The U.S. dropped a lawsuit that sought $835,000 in penalties against a Texas customs broker for failing to report his Mexican bank accounts, with the government saying a U.S. Supreme Court ruling has reduced the bill to $80,000, which the broker has paid.
Miguel E. Mireles, a U.S. citizen originally from Mexico, has already satisfied the reduced bill for his failure to report his Mexican bank accounts for tax years 2006 through 2013 through a $90,000 balance he has with the Internal Revenue Service, the U.S. said in its agreement with Mireles. Mireles agreed not to seek a refund for any remaining balance, which stems from $208,000 in payments he has made on three different penalty liabilities.

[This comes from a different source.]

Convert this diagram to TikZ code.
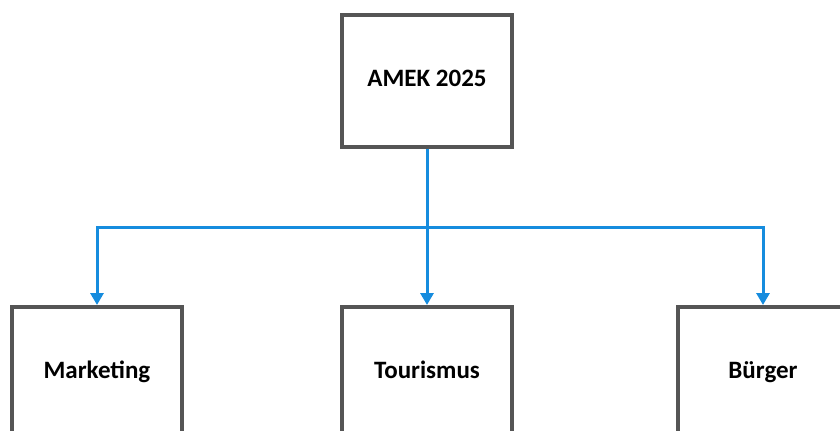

The Supreme Court in February restricted how much the IRS could fine a taxpayer for nonwillful failure to file Reports of Foreign Bank and Financial Accounts, or FBARs. The Bank Secrecy Act's $10,000 maximum penalty for nonwillful reporting applies per form and not per bank account, the justices said in their opinion in Bittner v. U.S.
The IRS had originally calculated FBAR penalties against Mireles for $90,000 to $110,000 per year for the eight-year period during which he failed to report his accounts, according to the agreement. Under the new Bittner standard, those penalties were reduced to $10,000 per year.
Since 1995, Mireles has run a company that provides "customs brokerage services, processed foreign trade operations and border trade services for goods transferred between the United States and Mexico and vice versa," the government said in its 2021 complaint seeking to enforce the penalties.